Without any pictures, restate the lines from the one containing "Emit a Python" to the one containing "lsl = [65, 65]", word for word, ends included.

RECORDS SHOWN:
● ● ● ●

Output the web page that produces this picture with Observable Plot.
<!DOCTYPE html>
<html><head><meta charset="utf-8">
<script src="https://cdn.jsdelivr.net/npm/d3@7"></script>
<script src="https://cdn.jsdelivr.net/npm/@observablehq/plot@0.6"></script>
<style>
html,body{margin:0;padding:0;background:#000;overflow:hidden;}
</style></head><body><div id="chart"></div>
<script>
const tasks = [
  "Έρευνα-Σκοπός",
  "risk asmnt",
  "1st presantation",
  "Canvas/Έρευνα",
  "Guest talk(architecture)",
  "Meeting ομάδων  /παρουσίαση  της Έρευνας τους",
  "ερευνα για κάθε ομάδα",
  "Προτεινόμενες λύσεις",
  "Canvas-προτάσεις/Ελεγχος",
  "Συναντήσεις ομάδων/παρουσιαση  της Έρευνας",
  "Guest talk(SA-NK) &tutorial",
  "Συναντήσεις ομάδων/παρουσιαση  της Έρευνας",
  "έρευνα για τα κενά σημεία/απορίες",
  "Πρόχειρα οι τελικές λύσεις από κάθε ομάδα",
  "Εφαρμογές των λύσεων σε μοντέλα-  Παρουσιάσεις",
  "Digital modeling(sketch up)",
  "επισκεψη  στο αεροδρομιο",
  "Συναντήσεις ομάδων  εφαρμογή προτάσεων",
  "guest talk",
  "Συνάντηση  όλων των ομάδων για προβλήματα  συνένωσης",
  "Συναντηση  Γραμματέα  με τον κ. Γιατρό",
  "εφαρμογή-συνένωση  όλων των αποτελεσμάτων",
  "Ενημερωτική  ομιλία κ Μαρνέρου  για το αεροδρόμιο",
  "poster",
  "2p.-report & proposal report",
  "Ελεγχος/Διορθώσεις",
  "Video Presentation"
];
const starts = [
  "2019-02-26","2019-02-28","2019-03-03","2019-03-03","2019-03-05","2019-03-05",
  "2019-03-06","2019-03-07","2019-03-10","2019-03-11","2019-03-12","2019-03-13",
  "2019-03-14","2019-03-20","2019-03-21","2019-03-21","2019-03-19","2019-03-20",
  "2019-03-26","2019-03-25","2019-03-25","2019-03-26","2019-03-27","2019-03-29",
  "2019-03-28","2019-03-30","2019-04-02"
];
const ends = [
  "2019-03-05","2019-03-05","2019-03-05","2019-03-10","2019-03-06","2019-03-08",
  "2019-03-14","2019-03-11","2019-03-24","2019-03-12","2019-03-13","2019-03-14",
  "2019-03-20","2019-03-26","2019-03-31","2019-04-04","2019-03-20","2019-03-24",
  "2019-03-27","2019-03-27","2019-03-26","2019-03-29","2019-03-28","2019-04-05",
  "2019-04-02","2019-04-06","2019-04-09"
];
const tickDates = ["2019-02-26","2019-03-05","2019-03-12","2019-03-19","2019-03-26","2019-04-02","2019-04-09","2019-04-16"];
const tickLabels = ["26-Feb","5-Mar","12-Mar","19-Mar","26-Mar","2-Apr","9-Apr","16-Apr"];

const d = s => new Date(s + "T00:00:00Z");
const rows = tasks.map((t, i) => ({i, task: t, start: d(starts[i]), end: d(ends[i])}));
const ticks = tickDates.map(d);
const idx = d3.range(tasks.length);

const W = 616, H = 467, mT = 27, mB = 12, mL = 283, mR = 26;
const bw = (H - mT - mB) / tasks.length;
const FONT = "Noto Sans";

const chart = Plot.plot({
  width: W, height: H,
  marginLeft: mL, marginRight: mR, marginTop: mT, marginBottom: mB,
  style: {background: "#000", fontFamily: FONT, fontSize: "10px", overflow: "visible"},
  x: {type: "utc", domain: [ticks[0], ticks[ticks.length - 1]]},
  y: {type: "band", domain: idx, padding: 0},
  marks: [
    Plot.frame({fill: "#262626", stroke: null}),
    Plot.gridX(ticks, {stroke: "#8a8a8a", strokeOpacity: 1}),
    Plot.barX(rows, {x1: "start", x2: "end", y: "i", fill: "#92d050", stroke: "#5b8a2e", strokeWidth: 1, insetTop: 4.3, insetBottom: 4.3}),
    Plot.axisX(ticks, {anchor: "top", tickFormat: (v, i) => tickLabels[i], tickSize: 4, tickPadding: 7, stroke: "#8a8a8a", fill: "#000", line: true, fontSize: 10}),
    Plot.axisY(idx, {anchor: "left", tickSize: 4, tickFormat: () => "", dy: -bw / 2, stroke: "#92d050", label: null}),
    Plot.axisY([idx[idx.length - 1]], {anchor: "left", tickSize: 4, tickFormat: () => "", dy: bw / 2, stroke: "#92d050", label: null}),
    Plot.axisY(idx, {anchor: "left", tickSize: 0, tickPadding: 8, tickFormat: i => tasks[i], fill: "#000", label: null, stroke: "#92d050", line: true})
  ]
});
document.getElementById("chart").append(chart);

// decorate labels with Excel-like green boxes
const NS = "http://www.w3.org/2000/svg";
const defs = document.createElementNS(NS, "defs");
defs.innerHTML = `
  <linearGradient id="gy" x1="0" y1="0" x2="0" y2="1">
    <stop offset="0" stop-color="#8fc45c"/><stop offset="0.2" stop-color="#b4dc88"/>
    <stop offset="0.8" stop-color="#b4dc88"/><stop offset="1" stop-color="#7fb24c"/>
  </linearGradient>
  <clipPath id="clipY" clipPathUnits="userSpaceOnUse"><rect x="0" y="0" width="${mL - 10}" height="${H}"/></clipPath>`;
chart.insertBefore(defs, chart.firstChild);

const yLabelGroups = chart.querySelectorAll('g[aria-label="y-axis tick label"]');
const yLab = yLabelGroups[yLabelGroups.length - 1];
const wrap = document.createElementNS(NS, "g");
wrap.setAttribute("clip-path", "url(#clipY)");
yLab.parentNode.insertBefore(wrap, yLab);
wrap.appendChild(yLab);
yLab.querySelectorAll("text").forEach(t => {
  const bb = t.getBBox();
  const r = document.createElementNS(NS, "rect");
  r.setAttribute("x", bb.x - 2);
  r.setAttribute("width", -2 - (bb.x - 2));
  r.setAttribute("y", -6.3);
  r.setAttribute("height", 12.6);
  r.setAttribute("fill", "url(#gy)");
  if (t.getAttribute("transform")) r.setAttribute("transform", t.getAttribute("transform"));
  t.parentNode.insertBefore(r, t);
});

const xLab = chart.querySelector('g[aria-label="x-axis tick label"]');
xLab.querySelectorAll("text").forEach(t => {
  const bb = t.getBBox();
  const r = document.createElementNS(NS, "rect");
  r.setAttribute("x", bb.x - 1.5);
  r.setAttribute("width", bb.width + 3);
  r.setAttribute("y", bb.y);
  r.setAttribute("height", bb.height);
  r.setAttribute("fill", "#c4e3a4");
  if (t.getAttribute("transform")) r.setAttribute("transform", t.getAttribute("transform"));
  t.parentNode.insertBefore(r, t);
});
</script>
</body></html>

● ● ● ●

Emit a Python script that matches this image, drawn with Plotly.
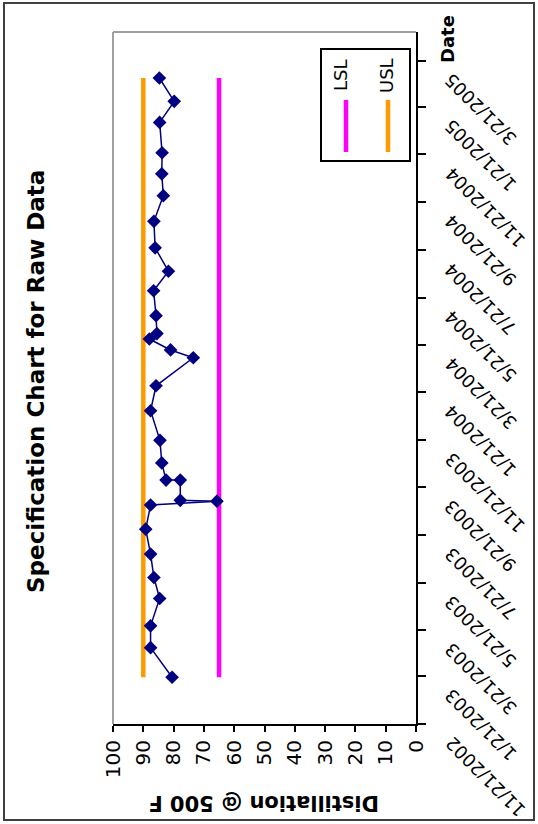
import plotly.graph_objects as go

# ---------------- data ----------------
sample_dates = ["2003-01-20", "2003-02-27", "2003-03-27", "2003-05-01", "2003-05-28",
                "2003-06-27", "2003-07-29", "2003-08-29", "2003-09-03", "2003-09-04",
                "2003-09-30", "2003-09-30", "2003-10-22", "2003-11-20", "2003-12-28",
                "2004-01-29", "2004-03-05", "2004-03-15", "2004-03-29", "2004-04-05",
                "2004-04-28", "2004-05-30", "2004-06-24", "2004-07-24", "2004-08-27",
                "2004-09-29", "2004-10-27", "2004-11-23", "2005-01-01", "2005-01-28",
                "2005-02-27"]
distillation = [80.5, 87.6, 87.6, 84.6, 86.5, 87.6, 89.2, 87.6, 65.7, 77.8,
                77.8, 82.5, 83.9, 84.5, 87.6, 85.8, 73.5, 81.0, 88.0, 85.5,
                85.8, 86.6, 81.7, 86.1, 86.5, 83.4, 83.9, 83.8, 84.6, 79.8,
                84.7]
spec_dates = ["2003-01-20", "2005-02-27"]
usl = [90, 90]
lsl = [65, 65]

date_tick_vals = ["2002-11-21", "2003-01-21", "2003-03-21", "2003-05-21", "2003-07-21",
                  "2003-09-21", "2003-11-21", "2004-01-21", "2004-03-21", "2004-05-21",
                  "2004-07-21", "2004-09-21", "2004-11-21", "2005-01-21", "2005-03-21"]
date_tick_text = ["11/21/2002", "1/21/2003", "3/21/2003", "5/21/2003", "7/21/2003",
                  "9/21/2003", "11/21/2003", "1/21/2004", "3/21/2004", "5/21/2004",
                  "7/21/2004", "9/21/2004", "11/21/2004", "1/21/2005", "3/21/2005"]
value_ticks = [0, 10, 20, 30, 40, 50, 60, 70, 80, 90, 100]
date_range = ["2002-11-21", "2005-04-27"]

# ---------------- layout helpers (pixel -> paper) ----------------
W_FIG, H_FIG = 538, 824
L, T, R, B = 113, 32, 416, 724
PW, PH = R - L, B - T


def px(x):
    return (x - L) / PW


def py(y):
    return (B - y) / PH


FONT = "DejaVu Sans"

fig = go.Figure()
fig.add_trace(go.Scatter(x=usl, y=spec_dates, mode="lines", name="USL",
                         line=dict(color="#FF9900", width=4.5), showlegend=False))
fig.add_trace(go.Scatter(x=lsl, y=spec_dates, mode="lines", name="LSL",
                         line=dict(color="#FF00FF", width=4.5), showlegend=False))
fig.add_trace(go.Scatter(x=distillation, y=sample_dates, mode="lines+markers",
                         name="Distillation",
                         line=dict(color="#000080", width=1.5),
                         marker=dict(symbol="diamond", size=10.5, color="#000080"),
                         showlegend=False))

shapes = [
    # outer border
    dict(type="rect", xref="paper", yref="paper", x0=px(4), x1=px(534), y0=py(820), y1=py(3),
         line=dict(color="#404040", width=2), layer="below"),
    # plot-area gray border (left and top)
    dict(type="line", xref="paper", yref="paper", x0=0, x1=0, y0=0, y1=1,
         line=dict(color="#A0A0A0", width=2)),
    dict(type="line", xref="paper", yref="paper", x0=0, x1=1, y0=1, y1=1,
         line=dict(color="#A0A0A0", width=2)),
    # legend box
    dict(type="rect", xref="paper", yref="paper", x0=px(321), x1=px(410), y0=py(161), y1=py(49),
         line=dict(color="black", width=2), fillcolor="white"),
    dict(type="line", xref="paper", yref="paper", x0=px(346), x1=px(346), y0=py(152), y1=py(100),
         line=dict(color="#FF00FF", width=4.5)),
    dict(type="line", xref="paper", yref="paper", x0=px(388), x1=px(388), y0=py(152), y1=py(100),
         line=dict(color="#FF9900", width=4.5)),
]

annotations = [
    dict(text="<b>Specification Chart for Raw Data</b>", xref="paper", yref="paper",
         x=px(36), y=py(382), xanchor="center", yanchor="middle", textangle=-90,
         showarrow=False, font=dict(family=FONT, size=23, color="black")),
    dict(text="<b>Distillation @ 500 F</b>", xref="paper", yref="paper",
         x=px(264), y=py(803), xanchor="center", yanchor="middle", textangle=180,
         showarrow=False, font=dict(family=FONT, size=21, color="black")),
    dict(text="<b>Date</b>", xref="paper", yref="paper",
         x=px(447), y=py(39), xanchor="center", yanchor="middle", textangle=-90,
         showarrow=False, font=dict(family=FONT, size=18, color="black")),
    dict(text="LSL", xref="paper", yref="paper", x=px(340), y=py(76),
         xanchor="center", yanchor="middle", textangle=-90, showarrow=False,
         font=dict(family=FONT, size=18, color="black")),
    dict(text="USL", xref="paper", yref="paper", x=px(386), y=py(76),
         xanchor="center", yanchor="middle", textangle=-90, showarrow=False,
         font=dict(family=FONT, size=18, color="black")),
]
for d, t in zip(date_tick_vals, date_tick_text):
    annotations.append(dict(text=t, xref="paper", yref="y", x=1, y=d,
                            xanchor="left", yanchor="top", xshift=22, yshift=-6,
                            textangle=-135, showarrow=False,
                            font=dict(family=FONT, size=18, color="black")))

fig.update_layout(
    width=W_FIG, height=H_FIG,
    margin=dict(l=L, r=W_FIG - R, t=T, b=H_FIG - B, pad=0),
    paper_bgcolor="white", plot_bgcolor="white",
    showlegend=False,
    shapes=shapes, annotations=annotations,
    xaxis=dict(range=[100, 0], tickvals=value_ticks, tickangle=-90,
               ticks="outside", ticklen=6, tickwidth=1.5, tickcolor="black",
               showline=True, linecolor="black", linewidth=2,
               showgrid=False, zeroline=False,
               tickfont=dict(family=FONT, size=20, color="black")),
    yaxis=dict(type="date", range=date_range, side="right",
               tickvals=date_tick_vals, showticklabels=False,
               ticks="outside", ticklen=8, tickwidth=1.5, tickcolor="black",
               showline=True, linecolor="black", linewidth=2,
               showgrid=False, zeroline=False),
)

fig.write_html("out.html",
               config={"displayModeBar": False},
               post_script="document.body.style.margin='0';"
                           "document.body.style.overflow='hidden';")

● ● ● ●

FINAL RESULT:
Emit a Python script that matches this image, drawn with Plotly.
import plotly.graph_objects as go

# ---------------- data ----------------
sample_dates = ["2003-01-20", "2003-02-27", "2003-03-27", "2003-05-01", "2003-05-28",
                "2003-06-27", "2003-07-29", "2003-08-29", "2003-09-03", "2003-09-04",
                "2003-09-30", "2003-09-30", "2003-10-22", "2003-11-20", "2003-12-28",
                "2004-01-29", "2004-03-05", "2004-03-15", "2004-03-29", "2004-04-05",
                "2004-04-28", "2004-05-30", "2004-06-24", "2004-07-24", "2004-08-27",
                "2004-09-29", "2004-10-27", "2004-11-23", "2005-01-01", "2005-01-28",
                "2005-02-27"]
distillation = [80.5, 87.6, 87.6, 84.6, 86.5, 87.6, 89.2, 87.6, 65.7, 77.8,
                77.8, 82.5, 83.9, 84.5, 87.6, 85.8, 73.5, 81.0, 88.0, 85.5,
                85.8, 86.6, 81.7, 86.1, 86.5, 83.4, 83.9, 83.8, 84.6, 79.8,
                84.7]
spec_dates = ["2003-01-20", "2005-02-27"]
usl = [90, 90]
lsl = [65, 65]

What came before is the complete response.